((
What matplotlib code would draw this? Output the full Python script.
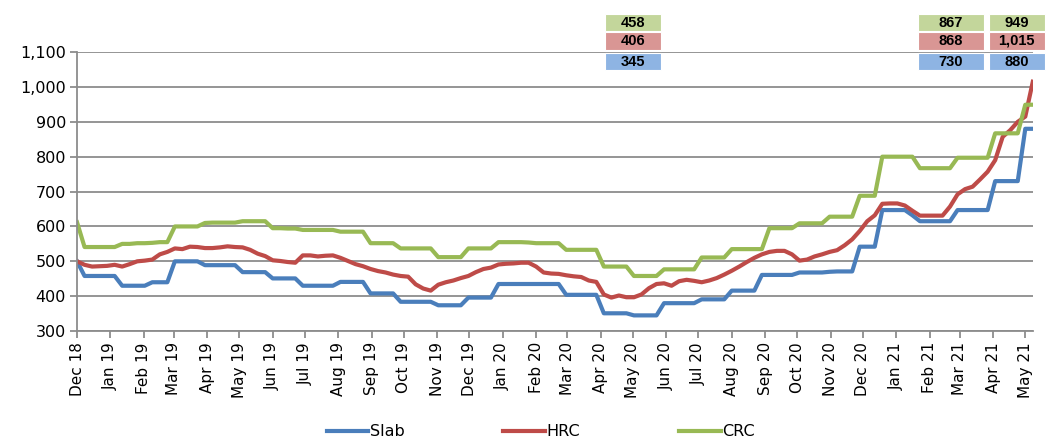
import matplotlib
matplotlib.use("Agg")
import matplotlib.pyplot as plt
import matplotlib.dates as mdates
import matplotlib.ticker as mticker
import matplotlib.transforms as mtransforms
from matplotlib.patches import Rectangle
import pandas as pd

# weekly price assessments, Dec 2018 - May 2021
start_date = "2018-12-01"

slab = [
    500, 458, 458, 458, 458, 458, 430, 430, 430, 430,
    440, 440, 440, 500, 500, 500, 500, 489, 489, 489,
    489, 489, 469, 469, 469, 469, 451, 451, 451, 451,
    430, 430, 430, 430, 430, 441, 441, 441, 441, 408,
    408, 408, 408, 384, 384, 384, 384, 384, 374, 374,
    374, 374, 396, 396, 396, 396, 435, 435, 435, 435,
    435, 435, 435, 435, 435, 404, 404, 404, 404, 404,
    351, 351, 351, 351, 345, 345, 345, 345, 380, 380,
    380, 380, 380, 391, 391, 391, 391, 416, 416, 416,
    416, 461, 461, 461, 461, 461, 468, 468, 468, 468,
    470, 471, 471, 471, 542, 542, 542, 647, 647, 647,
    647, 632, 615, 615, 615, 615, 615, 647, 647, 647,
    647, 647, 730, 730, 730, 730, 880, 880,
]
hrc = [
    500, 490, 485, 486, 487, 490, 485, 492, 500, 502,
    505, 520, 527, 537, 535, 542, 541, 538, 538, 540,
    543, 541, 540, 533, 522, 515, 503, 501, 498, 496,
    517, 517, 514, 516, 517, 510, 501, 492, 486, 478,
    472, 468, 462, 458, 456, 434, 422, 416, 433, 440,
    445, 452, 458, 469, 478, 482, 491, 493, 494, 496,
    496, 485, 468, 465, 464, 460, 457, 455, 445, 441,
    405, 396, 402, 397, 397, 405, 423, 435, 437, 430,
    443, 447, 444, 440, 445, 452, 462, 473, 485, 498,
    510, 520, 527, 530, 530, 520, 502, 505, 514, 520,
    527, 532, 546, 563, 587, 615, 632, 665, 666, 666,
    660, 645, 631, 631, 631, 631, 657, 692, 707, 714,
    735, 757, 790, 857, 876, 900, 915, 1015,
]
crc = [
    612, 541, 541, 541, 541, 541, 550, 550, 552, 552,
    553, 555, 555, 600, 600, 600, 600, 610, 611, 611,
    611, 611, 615, 615, 615, 615, 595, 595, 594, 594,
    590, 590, 590, 590, 590, 585, 585, 585, 585, 552,
    552, 552, 552, 537, 537, 537, 537, 537, 512, 512,
    512, 512, 537, 537, 537, 537, 555, 555, 555, 555,
    554, 552, 552, 552, 552, 533, 533, 533, 533, 533,
    485, 485, 485, 485, 458, 458, 458, 458, 477, 477,
    477, 477, 477, 511, 511, 511, 511, 535, 535, 535,
    535, 535, 595, 595, 595, 595, 609, 609, 609, 609,
    628, 628, 628, 628, 688, 688, 688, 800, 800, 800,
    800, 800, 767, 767, 767, 767, 767, 797, 797, 797,
    797, 797, 867, 867, 867, 867, 949, 949,
]

series_names = ["Slab", "HRC", "CRC"]
series_colors = ["#4A7EBB", "#BE4B48", "#98B954"]
box_colors = ["#8EB4E3", "#D99694", "#C3D69B"]

# value call-outs shown above the chart
callout_dates = ["2020-05-01", "2021-02-21", "2021-04-23"]
callout_slab = ["345", "730", "880"]
callout_hrc = ["406", "868", "1,015"]
callout_crc = ["458", "867", "949"]

dates = pd.date_range(start_date, periods=len(slab), freq="7D")

plt.rcParams["font.family"] = ["DejaVu Sans"]
fig = plt.figure(figsize=(10.48, 4.45), dpi=100)
ax = fig.add_axes([0.0735, 0.256, 0.912, 0.627])

for vals, name, col in zip([slab, hrc, crc], series_names, series_colors):
    ax.plot(dates, vals, color=col, lw=3.0, label=name, solid_joinstyle="round")

ax.set_ylim(300, 1100)
ax.set_xlim(pd.Timestamp(start_date), dates[-1])
ax.yaxis.set_major_locator(mticker.MultipleLocator(100))
ax.yaxis.set_major_formatter(mticker.FuncFormatter(lambda v, p: f"{v:,.0f}"))
ax.xaxis.set_major_locator(mdates.MonthLocator())
ax.xaxis.set_major_formatter(mdates.DateFormatter("%b %y"))

grid_col = "#8C8C8C"
ax.grid(axis="y", color=grid_col, lw=1.3)
ax.set_axisbelow(True)
for s in ["top", "right"]:
    ax.spines[s].set_visible(False)
for s in ["left", "bottom"]:
    ax.spines[s].set_color(grid_col)
    ax.spines[s].set_linewidth(1.3)
ax.tick_params(axis="y", length=5, color=grid_col, width=1.3, labelsize=11.5, pad=3)
ax.tick_params(axis="x", length=5, color=grid_col, width=1.3, labelsize=11, rotation=90, pad=3)

# call-out boxes: x in data, y in axes fraction
trans = mtransforms.blended_transform_factory(ax.transData, ax.transAxes)
box_w = 52  # days
box_h = 0.062
rows = [(callout_crc, 2, 1.105), (callout_hrc, 1, 1.040), (callout_slab, 0, 0.966)]
for i, d in enumerate(callout_dates):
    xc = mdates.date2num(pd.Timestamp(d))
    w = box_w + (10 if i == 1 else 0)
    for labels, k, yc in rows:
        ax.add_patch(Rectangle((xc - w / 2, yc - box_h / 2), w, box_h,
                               transform=trans, facecolor=box_colors[k],
                               edgecolor="white", lw=0.8, clip_on=False, zorder=5))
        ax.text(xc, yc, labels[i], transform=trans, ha="center", va="center",
                fontsize=10.5, fontweight="bold", color="black",
                family=["Liberation Sans", "DejaVu Sans"], zorder=6)

fig.legend(loc="center", bbox_to_anchor=(0.516, 0.03), ncol=3, frameon=False,
           fontsize=11.5, handlelength=2.6, handletextpad=0.1, columnspacing=6.2)

fig.savefig("out.png", dpi=100)
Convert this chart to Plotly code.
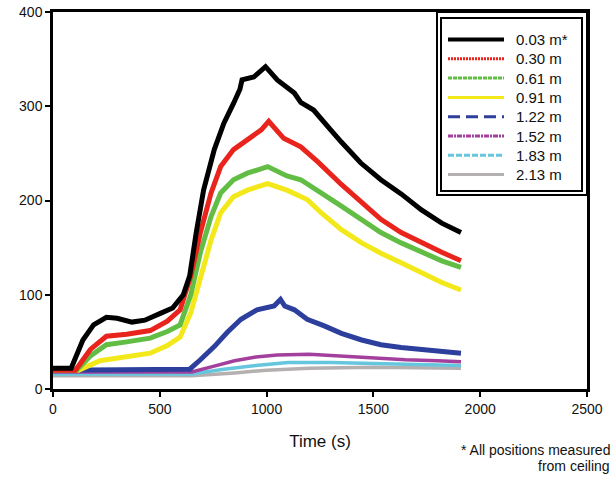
import plotly.graph_objects as go

# ---- data ----
labels = ["0.03 m*", "0.30 m", "0.61 m", "0.91 m", "1.22 m", "1.52 m", "1.83 m", "2.13 m"]

t_003 = [0, 85, 140, 190, 250, 300, 370, 430, 500, 560, 610, 640, 670, 705, 755, 800, 845, 875, 885, 940, 995, 1050, 1130, 1160, 1220, 1255, 1300, 1350, 1440, 1535, 1630, 1725, 1820, 1910]
v_003 = [22, 22, 52, 68, 76, 75, 71, 73, 80, 86, 100, 120, 165, 211, 254, 282, 303, 318, 328, 331, 342, 328, 314, 304, 296, 286, 275, 262, 240, 222, 207, 190, 176, 166]

t_030 = [0, 105, 175, 250, 345, 455, 535, 595, 645, 690, 740, 785, 845, 910, 975, 1010, 1080, 1160, 1240, 1350, 1445, 1535, 1630, 1725, 1820, 1910]
v_030 = [20, 20, 42, 56, 58, 62, 72, 84, 120, 166, 208, 236, 254, 264, 275, 284, 266, 257, 241, 217, 198, 180, 166, 155, 145, 136]

t_061 = [0, 110, 175, 250, 345, 455, 535, 595, 645, 690, 740, 785, 845, 910, 1005, 1095, 1160, 1190, 1255, 1350, 1445, 1535, 1630, 1725, 1820, 1910]
v_061 = [20, 20, 35, 47, 50, 54, 61, 68, 100, 145, 183, 208, 222, 229, 236, 226, 222, 218, 208, 194, 180, 166, 155, 145, 136, 129]

t_091 = [0, 120, 220, 330, 455, 535, 595, 645, 690, 740, 785, 845, 910, 1005, 1095, 1160, 1190, 1255, 1350, 1445, 1535, 1630, 1725, 1820, 1910]
v_091 = [20, 20, 30, 34, 38, 46, 55, 81, 116, 158, 187, 204, 211, 218, 211, 204, 201, 187, 169, 155, 144, 134, 123, 113, 105]

t_122 = [0, 640, 690, 755, 815, 880, 955, 1035, 1065, 1085, 1130, 1190, 1270, 1350, 1445, 1535, 1630, 1725, 1820, 1910]
v_122 = [20, 21, 31, 45, 60, 74, 84, 88, 95, 88, 84, 74, 67, 59, 52, 47, 44, 42, 40, 38]

t_152 = [0, 650, 750, 850, 950, 1050, 1200, 1350, 1500, 1650, 1800, 1910]
v_152 = [18, 18, 24, 30, 34, 36, 37, 35, 33, 31, 30, 29]

t_183 = [0, 650, 800, 950, 1100, 1300, 1500, 1700, 1910]
v_183 = [16, 16, 21, 25, 28, 28, 27, 26, 25]

t_213 = [0, 650, 850, 1000, 1200, 1500, 1910]
v_213 = [14, 14, 17, 20, 22, 23, 22]

x_ticks = [0, 500, 1000, 1500, 2000, 2500]
y_ticks = [0, 100, 200, 300, 400]

# ---- styles ----
colors = ["#000000", "#e8241c", "#62bd45", "#f2e81a", "#2c3f9c", "#a3409e", "#66c6de", "#b4b0b0"]
widths = [5, 5, 5, 5, 5, 3.5, 3.5, 3.5]
legend_dash = ["solid", "2px,1px", "4px,1px", "solid", "12px,6px", "5px,1px,2px,1px", "6px,2px", "solid"]

series = [(t_003, v_003), (t_030, v_030), (t_061, v_061), (t_091, v_091),
          (t_122, v_122), (t_152, v_152), (t_183, v_183), (t_213, v_213)]

fig = go.Figure()
for i in reversed(range(len(series))):
    t, v = series[i]
    fig.add_trace(go.Scatter(x=t, y=v, mode="lines", name=labels[i], showlegend=False,
                             line=dict(color=colors[i], width=widths[i]),
                             hoverinfo="skip"))

L, R, T, B = 53, 29, 12, 88
W, H = 616, 477
pw, ph = W - L - R, H - T - B

def px_x(p):
    return (p - L) / pw

def px_y(p):
    return (H - B - p) / ph

shapes = [
    dict(type="rect", xref="paper", yref="paper", x0=px_x(437), x1=1.0,
         y0=px_y(195), y1=1.0, line=dict(color="black", width=2)),
    dict(type="rect", xref="paper", yref="paper", x0=px_x(441), x1=px_x(582),
         y0=px_y(191), y1=px_y(18), line=dict(color="black", width=2)),
]
annotations = []
row_y0, row_step = 39.5, 19.3
for i, lab in enumerate(labels):
    yy = px_y(row_y0 + row_step * i)
    shapes.append(dict(type="line", xref="paper", yref="paper",
                       x0=px_x(448), x1=px_x(504), y0=yy, y1=yy,
                       line=dict(color=colors[i], width=4 if i == 0 else 3,
                                 dash=legend_dash[i])))
    annotations.append(dict(text=lab, xref="paper", yref="paper",
                            x=px_x(514), y=yy, xanchor="left", yanchor="middle",
                            showarrow=False, font=dict(size=15, color="#111111")))

annotations += [
    dict(text="* All positions measured", xref="paper", yref="paper",
         x=px_x(611), y=px_y(450), xanchor="right", yanchor="middle",
         showarrow=False, borderpad=0, font=dict(size=14, color="#111111")),
    dict(text="from ceiling", xref="paper", yref="paper",
         x=px_x(611), y=px_y(466), xanchor="right", yanchor="middle",
         showarrow=False, borderpad=0, font=dict(size=14, color="#111111")),
]

fig.update_layout(
    width=W, height=H,
    margin=dict(l=L, r=R, t=T, b=B, autoexpand=False),
    paper_bgcolor="white", plot_bgcolor="white",
    font=dict(family="Arial, Liberation Sans, sans-serif", color="#111111"),
    showlegend=False,
    xaxis=dict(range=[0, 2500], tickvals=x_ticks, ticks="outside", ticklen=5,
               tickwidth=2, tickcolor="black", showline=True, linewidth=2.5,
               linecolor="black", mirror=True, showgrid=False, zeroline=False,
               automargin=False,
               tickfont=dict(size=14, color="#111111"),
               title=dict(text="Time (s)", font=dict(size=17, color="#111111"), standoff=20)),
    yaxis=dict(range=[0, 400], tickvals=y_ticks, ticks="outside", ticklen=5,
               tickwidth=2, tickcolor="black", showline=True, linewidth=2.5,
               linecolor="black", mirror=True, showgrid=False, zeroline=False,
               automargin=False,
               tickfont=dict(size=14, color="#111111")),
    shapes=shapes,
    annotations=annotations,
)

fig.write_html("out.html", config={"displayModeBar": False},
               post_script="document.body.style.margin='0';")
))
**Exercise**
Write out the lines running from the one that contains "Convert this chart to Plotly code." through the one that contains "190, 176, 166]", ends included, and nothing else. Pictures stay out of the copy.

**Exercise answer**
Convert this chart to Plotly code.
import plotly.graph_objects as go

# ---- data ----
labels = ["0.03 m*", "0.30 m", "0.61 m", "0.91 m", "1.22 m", "1.52 m", "1.83 m", "2.13 m"]

t_003 = [0, 85, 140, 190, 250, 300, 370, 430, 500, 560, 610, 640, 670, 705, 755, 800, 845, 875, 885, 940, 995, 1050, 1130, 1160, 1220, 1255, 1300, 1350, 1440, 1535, 1630, 1725, 1820, 1910]
v_003 = [22, 22, 52, 68, 76, 75, 71, 73, 80, 86, 100, 120, 165, 211, 254, 282, 303, 318, 328, 331, 342, 328, 314, 304, 296, 286, 275, 262, 240, 222, 207, 190, 176, 166]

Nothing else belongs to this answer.